%%

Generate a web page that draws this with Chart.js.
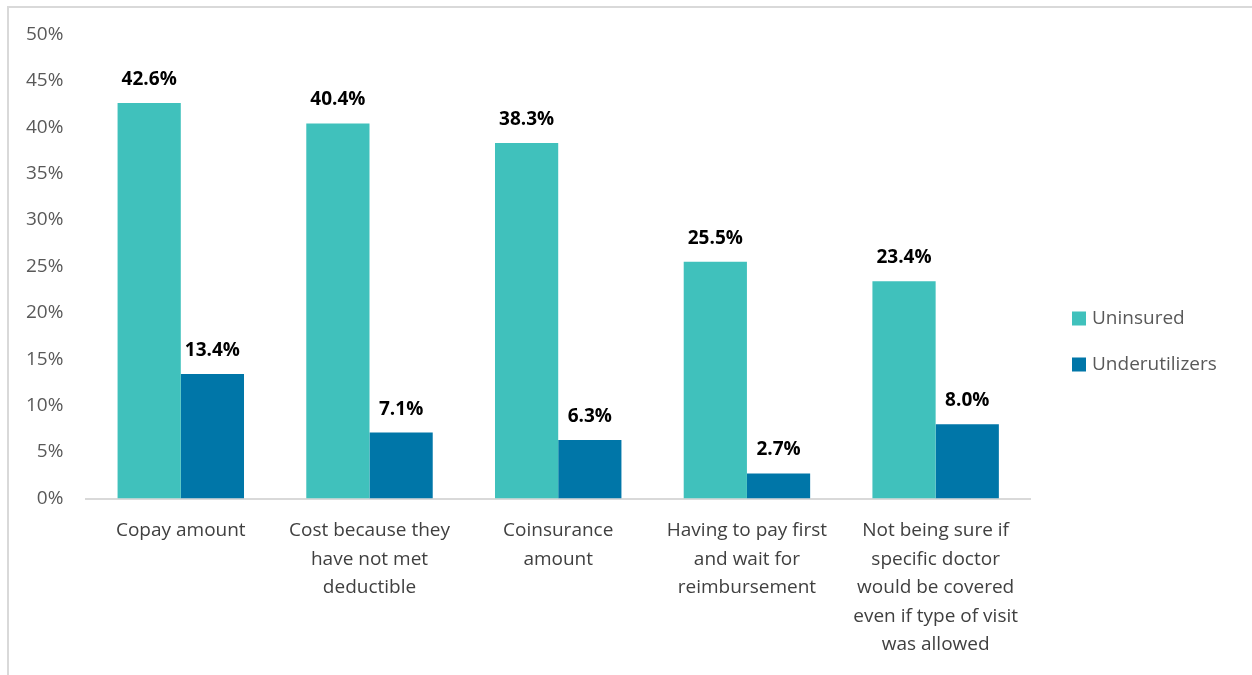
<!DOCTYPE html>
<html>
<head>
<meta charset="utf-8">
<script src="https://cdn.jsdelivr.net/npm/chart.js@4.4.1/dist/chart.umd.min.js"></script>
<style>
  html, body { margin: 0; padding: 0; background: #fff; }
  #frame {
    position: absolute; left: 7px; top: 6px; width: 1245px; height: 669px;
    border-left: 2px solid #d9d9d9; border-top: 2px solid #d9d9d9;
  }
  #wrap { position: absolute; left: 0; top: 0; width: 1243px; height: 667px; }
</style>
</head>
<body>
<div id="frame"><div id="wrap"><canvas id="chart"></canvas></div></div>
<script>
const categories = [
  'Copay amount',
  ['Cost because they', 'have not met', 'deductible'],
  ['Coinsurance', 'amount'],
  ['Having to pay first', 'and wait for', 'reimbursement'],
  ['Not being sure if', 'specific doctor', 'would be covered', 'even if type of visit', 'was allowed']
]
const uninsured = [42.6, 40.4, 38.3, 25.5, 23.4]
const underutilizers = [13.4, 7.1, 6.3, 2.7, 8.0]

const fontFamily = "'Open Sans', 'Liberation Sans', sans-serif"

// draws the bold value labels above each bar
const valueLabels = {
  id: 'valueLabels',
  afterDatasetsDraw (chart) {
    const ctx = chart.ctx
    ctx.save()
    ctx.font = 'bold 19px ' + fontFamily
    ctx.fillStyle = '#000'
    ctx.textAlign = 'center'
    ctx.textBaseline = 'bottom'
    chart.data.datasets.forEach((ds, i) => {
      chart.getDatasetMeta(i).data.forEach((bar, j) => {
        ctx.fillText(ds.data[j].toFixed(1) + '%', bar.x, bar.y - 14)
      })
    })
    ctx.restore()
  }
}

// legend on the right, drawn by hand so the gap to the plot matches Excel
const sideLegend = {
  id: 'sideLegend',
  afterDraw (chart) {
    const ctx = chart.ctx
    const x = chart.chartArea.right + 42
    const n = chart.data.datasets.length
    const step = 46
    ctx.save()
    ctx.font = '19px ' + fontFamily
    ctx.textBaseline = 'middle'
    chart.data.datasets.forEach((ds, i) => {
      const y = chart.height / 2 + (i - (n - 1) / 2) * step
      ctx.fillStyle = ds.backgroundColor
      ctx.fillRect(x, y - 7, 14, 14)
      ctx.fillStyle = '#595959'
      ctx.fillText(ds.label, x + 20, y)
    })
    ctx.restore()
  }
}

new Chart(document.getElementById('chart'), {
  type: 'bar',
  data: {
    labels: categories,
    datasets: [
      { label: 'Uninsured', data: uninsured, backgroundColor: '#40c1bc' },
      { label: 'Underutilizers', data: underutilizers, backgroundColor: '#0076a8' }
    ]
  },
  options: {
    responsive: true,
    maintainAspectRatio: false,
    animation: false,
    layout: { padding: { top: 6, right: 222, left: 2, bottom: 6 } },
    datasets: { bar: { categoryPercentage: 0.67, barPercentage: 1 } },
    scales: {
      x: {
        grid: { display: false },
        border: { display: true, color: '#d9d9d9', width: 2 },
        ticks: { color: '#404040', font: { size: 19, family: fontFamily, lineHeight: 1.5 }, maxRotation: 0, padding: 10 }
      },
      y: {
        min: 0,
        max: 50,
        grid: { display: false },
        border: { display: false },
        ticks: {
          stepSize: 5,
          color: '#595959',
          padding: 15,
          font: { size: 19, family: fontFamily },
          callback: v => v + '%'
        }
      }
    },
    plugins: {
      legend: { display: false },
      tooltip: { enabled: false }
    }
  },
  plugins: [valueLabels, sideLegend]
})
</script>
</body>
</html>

%%

AIM OF THE TASK: Copy out every line of the material above exactly, skipping the pictures.

COMPLETED EXERCISE:
Generate a web page that draws this with Chart.js.
<!DOCTYPE html>
<html>
<head>
<meta charset="utf-8">
<script src="https://cdn.jsdelivr.net/npm/chart.js@4.4.1/dist/chart.umd.min.js"></script>
<style>
  html, body { margin: 0; padding: 0; background: #fff; }
  #frame {
    position: absolute; left: 7px; top: 6px; width: 1245px; height: 669px;
    border-left: 2px solid #d9d9d9; border-top: 2px solid #d9d9d9;
  }
  #wrap { position: absolute; left: 0; top: 0; width: 1243px; height: 667px; }
</style>
</head>
<body>
<div id="frame"><div id="wrap"><canvas id="chart"></canvas></div></div>
<script>
const categories = [
  'Copay amount',
  ['Cost because they', 'have not met', 'deductible'],
  ['Coinsurance', 'amount'],
  ['Having to pay first', 'and wait for', 'reimbursement'],
  ['Not being sure if', 'specific doctor', 'would be covered', 'even if type of visit', 'was allowed']
]
const uninsured = [42.6, 40.4, 38.3, 25.5, 23.4]
const underutilizers = [13.4, 7.1, 6.3, 2.7, 8.0]

const fontFamily = "'Open Sans', 'Liberation Sans', sans-serif"

// draws the bold value labels above each bar
const valueLabels = {
  id: 'valueLabels',
  afterDatasetsDraw (chart) {
    const ctx = chart.ctx
    ctx.save()
    ctx.font = 'bold 19px ' + fontFamily
    ctx.fillStyle = '#000'
    ctx.textAlign = 'center'
    ctx.textBaseline = 'bottom'
    chart.data.datasets.forEach((ds, i) => {
      chart.getDatasetMeta(i).data.forEach((bar, j) => {
        ctx.fillText(ds.data[j].toFixed(1) + '%', bar.x, bar.y - 14)
      })
    })
    ctx.restore()
  }
}

// legend on the right, drawn by hand so the gap to the plot matches Excel
const sideLegend = {
  id: 'sideLegend',
  afterDraw (chart) {
    const ctx = chart.ctx
    const x = chart.chartArea.right + 42
    const n = chart.data.datasets.length
    const step = 46
    ctx.save()
    ctx.font = '19px ' + fontFamily
    ctx.textBaseline = 'middle'
    chart.data.datasets.forEach((ds, i) => {
      const y = chart.height / 2 + (i - (n - 1) / 2) * step
      ctx.fillStyle = ds.backgroundColor
      ctx.fillRect(x, y - 7, 14, 14)
      ctx.fillStyle = '#595959'
      ctx.fillText(ds.label, x + 20, y)
    })
    ctx.restore()
  }
}

new Chart(document.getElementById('chart'), {
  type: 'bar',
  data: {
    labels: categories,
    datasets: [
      { label: 'Uninsured', data: uninsured, backgroundColor: '#40c1bc' },
      { label: 'Underutilizers', data: underutilizers, backgroundColor: '#0076a8' }
    ]
  },
  options: {
    responsive: true,
    maintainAspectRatio: false,
    animation: false,
    layout: { padding: { top: 6, right: 222, left: 2, bottom: 6 } },
    datasets: { bar: { categoryPercentage: 0.67, barPercentage: 1 } },
    scales: {
      x: {
        grid: { display: false },
        border: { display: true, color: '#d9d9d9', width: 2 },
        ticks: { color: '#404040', font: { size: 19, family: fontFamily, lineHeight: 1.5 }, maxRotation: 0, padding: 10 }
      },
      y: {
        min: 0,
        max: 50,
        grid: { display: false },
        border: { display: false },
        ticks: {
          stepSize: 5,
          color: '#595959',
          padding: 15,
          font: { size: 19, family: fontFamily },
          callback: v => v + '%'
        }
      }
    },
    plugins: {
      legend: { display: false },
      tooltip: { enabled: false }
    }
  },
  plugins: [valueLabels, sideLegend]
})
</script>
</body>
</html>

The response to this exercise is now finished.